Building A 2018 Marketing Strategy
2017 is officially coming to a close, and 2018 is just around the corner. For small businesses, startups and entrepreneurs, this means the end of Q4, and the beginning of a new quarter, new year and new opportunities. As we look toward 2018, there are a variety of approaches to consider for moving your business forward. Articles everywhere scream, “Look at these marketing trends for 2018!” and “How to grow your business fast next year!” You click frantically, hoping to find the “next best thing” to take advantage of and accomplish your business goals.
But, here’s the thing: trends change every year. That “next best thing” changes every year. And while it is important to stay on top of current marketing and business movements, one single thing is not going to magically explode your business growth. Consistent growth takes time, effort and a plan that can be reevaluated and implemented consistently year after year. Rather than looking toward 2018 and thinking, “What’s one thing I can do different next year?” look toward the future and think “What strategies can I put in place that will continue to grow the company five, ten or twenty years down the road?”
New marketing strategies for your business must involve evaluation of old strategies. Elizabeth Smith of Bizfluent says, “Evaluation is an important part of marketing: It helps your company eliminate ineffective strategies and develop an overall plan that helps build your business.” How can your business implement consistent strategies for growth year after year? Let’s examine how evaluating your marketing, determining your mission, identifying your vision and clarifying your brand can help your business pursue your goals through 2018 and for years to come.
Evaluating Your Marketing
Before you can implement new strategies, you first need to evaluate your past marketing strategy and its effectiveness. See what worked well, what didn’t work well and where you can find improvements. Look at your past marketing goals. Have you reached them? If so, consider what got you there; if not, review what held you back. We’ve generated a few approaches to keep in mind when evaluating the success of your 2017 marketing plan:
- Plan Components—When evaluating past marketing, first ensure your strategy had all the necessary components of a solid marketing plan. A complete marketing plan should identify the service or product you sell, your target audience and overall goals, along with a competition analysis, pricing guidelines and investment budget. Inspect your past marketing strategies and see what holes exist, then fill them in your upcoming 2018 plan. As you go throughout the year, the plan can continually be adjusted or redirected to meet different marketing needs.

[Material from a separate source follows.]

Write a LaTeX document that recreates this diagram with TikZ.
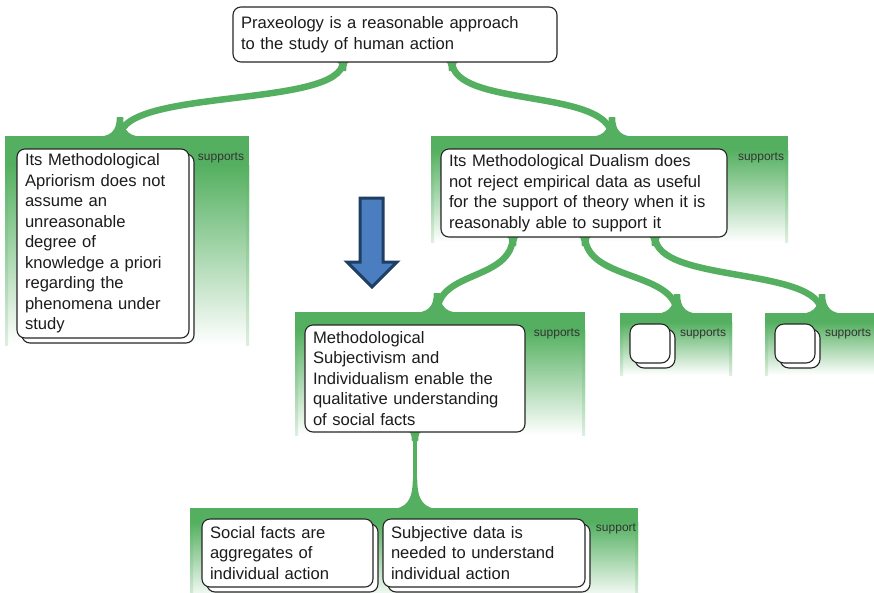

- Customer Feedback—According to BrightLocal, 88% of people read reviews online to determine the quality of a local business. Seventy percent of people read these reviews before ever even deciding to make a purchase. Therefore, Consumerist suggests it’s a good idea to include customer reviews or comments in your marketing strategy on different channels. How do you get these reviews, though? By asking, of course! Your current customers were once the main targets of your marketing strategy; they should know just how well your marketing strategy did—or maybe didn’t—work. Talk to your current customers, ask how they heard of your business, why they decided to try you, what first piqued their interest, etc. The more you know about what has worked with your marketing strategy in the past, the more you can determine how to move forward with your marketing strategy in the future.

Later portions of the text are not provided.